Accidents involving our nuclear arsenal are nothing new. On a few occasions, we almost lost a state.

In 1980, an airman dropped part of a socket wrench while performing routine maintenance on a Titan II ballistic missile in Damascus, Arkansas. The socket fell about 70 feet and punctured the aluminum skin of the missile, which started leaking liquid rocket fuel.

After eight and a half stressful hours, dramatically portrayed in Eric Schlosser's Command and Control, the fuel exploded and the 9 megaton nuclear warhead landed about 100 feet from the launch complex. To give you an idea of just how powerful that warhead was, the bomb dropped on Hiroshima was only 15 kilotons. Nine megatons is about equal to three times the explosive force of all the bombs dropped during the Second World War, including the two atomic bombs dropped on Hiroshima and Nagasaki. Luckily, it didn't explode. We could have lost Arkansas.

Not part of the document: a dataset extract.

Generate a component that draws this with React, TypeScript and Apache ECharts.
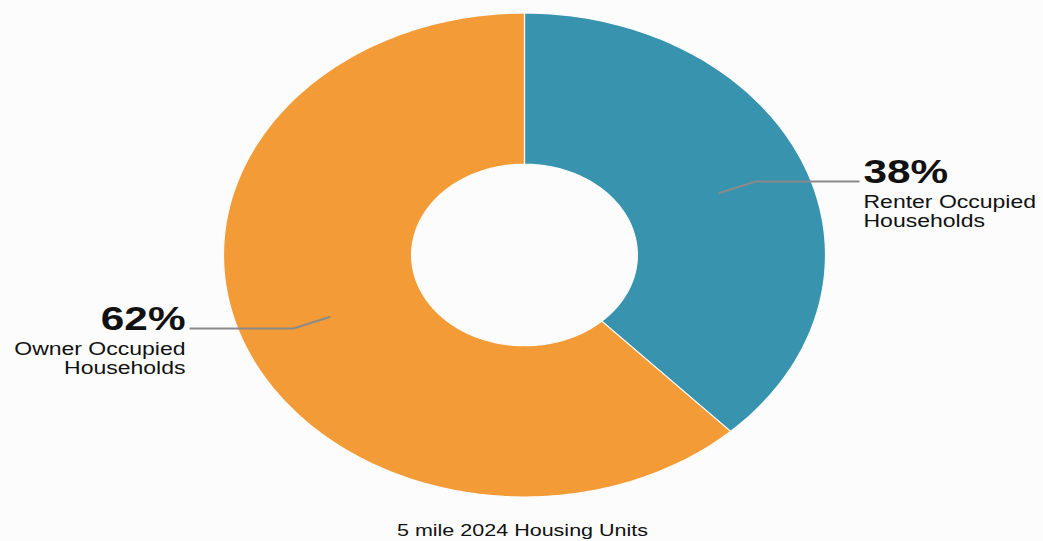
import React, { useEffect, useRef } from 'react';
import * as echarts from 'echarts';

const categories = ['Renter Occupied Households', 'Owner Occupied Households'];
const shares = [38, 62];
const nameLines = [
  ['Renter Occupied', 'Households'],
  ['Owner Occupied', 'Households'],
];
const sliceColors = ['#3893AE', '#F39C37'];
const chartTitle = '5 mile 2024 Housing Units';

// layout (the reference donut is stretched horizontally)
const CX = 524.5;
const CY = 255;
const RX = 301;
const RY = 242;
const INNER = 0.375;
const STRETCH = RX / RY;
const FONT = 'Liberation Sans, Arial, Helvetica, sans-serif';

export default function App() {
  const ref = useRef<HTMLDivElement>(null);

  useEffect(() => {
    const chart = echarts.init(ref.current as HTMLDivElement, null, { renderer: 'svg' });
    const total = shares.reduce((a, b) => a + b, 0);
    const pt = (a: number, r: number) => [CX + RX * r * Math.sin(a), CY - RY * r * Math.cos(a)];

    chart.setOption({
      animation: false,
      backgroundColor: '#fcfcfc',
      graphic: [
        {
          type: 'text',
          x: 522.5,
          y: 529.5,
          scaleX: STRETCH,
          style: {
            text: chartTitle,
            fill: '#111',
            fontSize: 17.3,
            fontFamily: FONT,
            align: 'center',
            verticalAlign: 'middle',
          },
        },
      ],
      series: [
        {
          type: 'custom',
          coordinateSystem: 'none',
          data: shares.map((v, i) => ({ name: categories[i], value: v })),
          renderItem: (params: any, api: any) => {
            const i = params.dataIndex;
            const v = api.value(0) as number;
            const before = shares.slice(0, i).reduce((a, b) => a + b, 0);
            const a0 = (before / total) * Math.PI * 2;
            const a1 = ((before + v) / total) * Math.PI * 2;
            const steps = Math.max(8, Math.ceil(((a1 - a0) * 180) / Math.PI));
            const points: number[][] = [];
            for (let k = 0; k <= steps; k++) points.push(pt(a0 + ((a1 - a0) * k) / steps, 1));
            for (let k = steps; k >= 0; k--) points.push(pt(a0 + ((a1 - a0) * k) / steps, INNER));

            const mid = (a0 + a1) / 2;
            const sign = Math.sin(mid) >= 0 ? 1 : -1;
            const p0 = pt(mid, 0.694);
            const p1 = pt(mid, 0.825);
            const p2 = [CX + sign * RX * 1.113, p1[1]];
            const tx = p2[0] + sign * 4;
            const align = sign > 0 ? 'left' : 'right';
            const pct = Math.round((v / total) * 100) + '%';

            return {
              type: 'group',
              children: [
                {
                  type: 'polygon',
                  shape: { points },
                  style: { fill: sliceColors[i], stroke: '#fcfcfc', lineWidth: 1.2 },
                },
                {
                  type: 'polyline',
                  shape: { points: [p0, p1, p2] },
                  style: { stroke: '#8a8a8a', lineWidth: 2, fill: null },
                },
                {
                  type: 'text',
                  x: tx,
                  y: p2[1] - 10.5,
                  scaleX: STRETCH,
                  style: {
                    text: pct,
                    fill: '#111',
                    fontSize: 34,
                    fontWeight: 'bold',
                    fontFamily: FONT,
                    align,
                    verticalAlign: 'middle',
                  },
                },
                {
                  type: 'text',
                  x: tx,
                  y: p2[1] + 19.5,
                  scaleX: STRETCH,
                  style: {
                    text: nameLines[i][0],
                    fill: '#111',
                    fontSize: 18.5,
                    fontFamily: FONT,
                    align,
                    verticalAlign: 'middle',
                  },
                },
                {
                  type: 'text',
                  x: tx,
                  y: p2[1] + 38.5,
                  scaleX: STRETCH,
                  style: {
                    text: nameLines[i][1],
                    fill: '#111',
                    fontSize: 18.5,
                    fontFamily: FONT,
                    align,
                    verticalAlign: 'middle',
                  },
                },
              ],
            };
          },
        },
      ],
    });

    return () => chart.dispose();
  }, []);

  return (
    <div
      ref={ref}
      style={{ position: 'absolute', left: 0, top: 0, width: 1043, height: 541 }}
    />
  );
}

Perhaps the most famous U.S. nuclear weapons accident happened in 1961, when a B-52 flying over North Carolina broke apart, releasing two 4 megaton hydrogen bombs. One bomb's parachute deployed, but the other fell all the way to earth. As Ploughshares Fund President Joe Cirincione put it, "all of the weapon's safety mechanisms failed, except one. It was a single low-voltage switch that prevented a hydrogen bomb from destroying a good portion of North Carolina."

These type of incidents aren't things of the distant past.

In 2007, a B-52 flight from North Dakota to Louisiana carried six nuclear warheads -- by mistake -- in violation of a Cold War era treaty not to fly nuclear weapons. The crew of the plane did not realize that they were carrying nuclear weapons. Airmen in North Dakota did not know that any nuclear weapons were missing. And nobody realized that something was amiss for 36 hours.

Just a year later, the Air Force investigated a case of gross incompetence at an ICBM launch silo after a fire in a launcher equipment room went unnoticed for five days. Again, the AP's writeup of the incident sounds like a script for a low budget slapstick comedy, but nobody is laughing.

The fire was caused by a loose electrical connection on a battery charger that was activated when a storm knocked out the main power source. The fire ignited a shotgun storage case, incinerated shotgun shells, ignited and melted duct tape at the opening of the launch tube, charred an umbilical cable in several places, and burned through wires in a pressure monitoring cable.

Other revelations concerning our nuclear security aside, the incident report "uncovered the remarkable fact that the Air Force was using duct tape on cables linked to the missile," according to the AP.

These incidents are only a small sample of our nuclear near-misses, and we do not have a comprehensive list of nuclear accidents.

Jeffrey Lewis writes in Foreign Policy, "the Department of Defense has released narrative summaries for 32 accidents involving nuclear weapons between 1950 and 1980, many of which involve aircraft bearing bombs. False alarms? Please. The Department of Defense admitted 1,152 'moderately serious' false alarms between 1977 and 1984 -- roughly three a week."

The point here is that if you have so many nuclear weapons that you can misplace them and don't maintain them properly, you probably have too many.

But we're not the only nuclear power with problems like this. There are eight other nuclear weapons states. If we have these sorts of hair-raising problems, imagine what the Russians or the Pakistanis have to deal with.

These weapons are far too dangerous to treat with such carelessness. With some 15,000 nuclear weapons in the world today, every year that goes by without a nuclear accident is a miracle.

In 1961, President Kennedy warned that "every man, woman and child lives under a nuclear sword of Damocles, hanging by the slenderest of threads, capable of being cut at any moment by accident or miscalculation or by madness." Today his warning still rings true.

We must reduce our nuclear arsenals before they begin to reduce us.